Rougaille Saucisse

Serves 4



6 pork and fennel sausages
Vegetable oil

Creole Sauce
2 tins (800g) diced tomatoes
3 onions, sliced
1 tbsp ginger, minced
1 tbsp garlic, minced
2 sprigs fresh thyme
1 small bunch parsley, chopped
1 small bunch coriander, chopped
6 spring onions, chopped
4 large green chillies, chopped
Salt, to taste


  1. Drizzle a little vegetable oil into a large saucepan over medium-high heat. Once hot, carefully lower sausages into the pan and cook for about 2 minutes before flipping. Continue turning the sausages every few minutes until they are brown on all sides, about 10 to 15 minutes.
  2. Remove sausages and let rest for 10 minutes. Slice diagonally into pieces and set aside until required.
  3. In the same saucepan over low-medium heat, add a generous amount of vegetable oil.

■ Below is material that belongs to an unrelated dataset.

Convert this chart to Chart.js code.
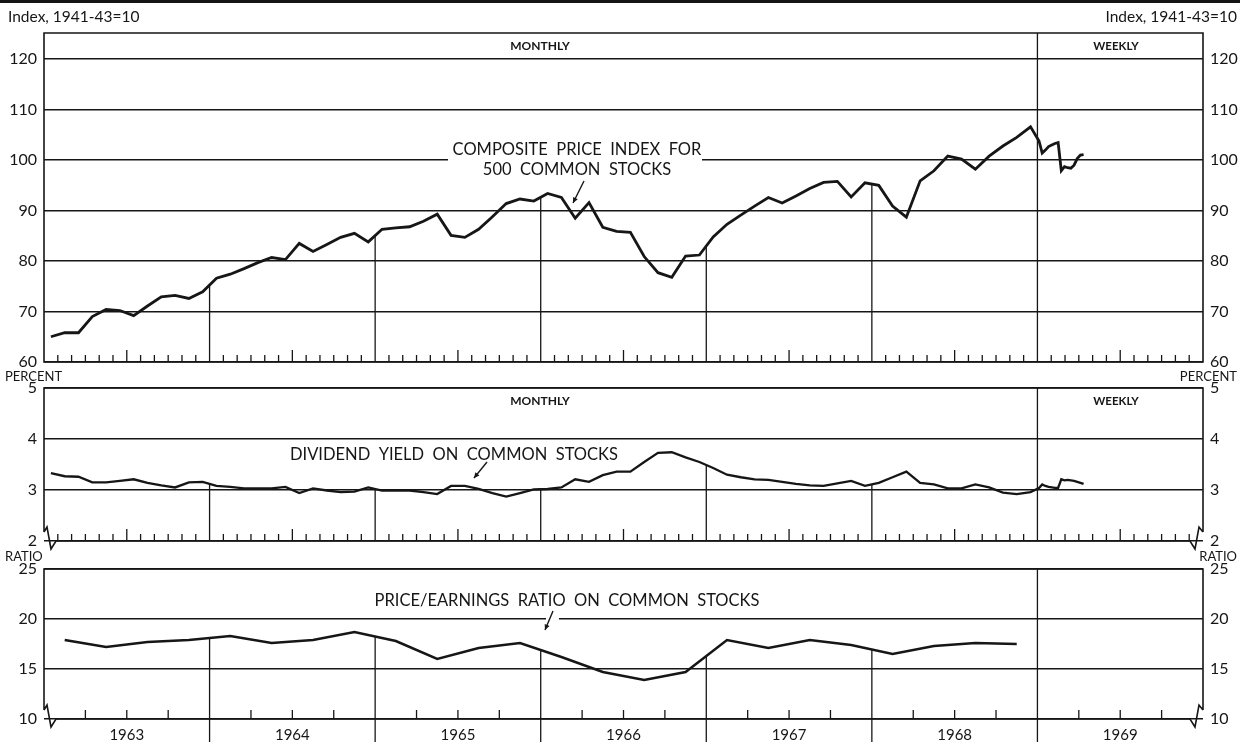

Cook onions gently and do not allow to colour, about 5 minutes.
  4. Add ginger, garlic, thyme, parsley, coriander, spring onion and chilli to the saucepan and continue to cook, stirring for about 5 minutes.
  5. Add the tinned tomatoes and simmer for 5 minutes. Add the sausage and stir well. Cook for a further 5 minutes, remove the sprigs of thyme and season with salt.
  6. Serve immediately with steamed rice or roti.